Closed Eugeneifes closed 8 years ago
This might have to do with what database (backend) you're using. Is Duke searching only fields which have no values? Try setting lookup=true on the relevant properties as described at the bottom here https://github.com/larsga/Duke/wiki/XMLConfig to see if that helps.
Thanks a lot! lookup=true/false
really works for my issue!
Was i right, when i guessed that empty fields bring some weight to the overall probability?
If so, I still can't understand why empty fields don't skip automatically
Was i right, when i guessed that empty fields bring some weight to the overall probability?
I hope not. That would be a bug. Seriously, I don't see any reason to assume that.
If so, I still can't understand why empty fields don't skip automatically
Matching proceeds in two steps: (1) get candidate records from database, (2) match properties. What happened here was that Duke never found any candidates to match, so the property matching never happened at all.
Now I see! Thank you again
Np. Does this mean we can close the issue?
Sure
I have evident duplicates in my database, but Duke constantly returns "NO MATCH FOR"

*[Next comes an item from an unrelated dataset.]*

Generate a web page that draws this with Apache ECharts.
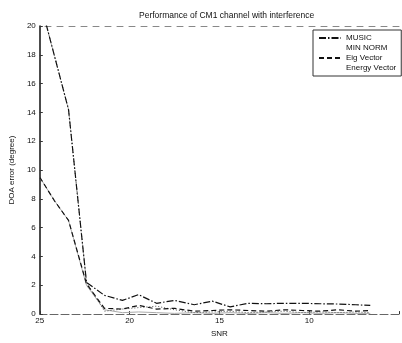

I also tried to run Duke in Debug mode (with the evident duplicates at the input) - Duke shows, that these two records are same with high probability (as I expected, overall probability = 0.7) , that is higher than my threshold
I should mention, that my database has many columns (250 attributes), and most values are missed (no value, empty), but due to the documentation these fields should be skipped and do not have inpact on the final probability https://github.com/larsga/Duke/wiki/HowItWorks
I also tried to run Duke with only filled data (about 2-5 filled fields instead of 250 with missing values) - Duke works well So i can conclude, that Duke assigns weight to the missing fields (Although this should not happen due to documentation) I tried to run Duke in both Deduplication and Record Linkage modes - it didn't help
How should i run Duke to make it show me duplicates in my sparse dataset?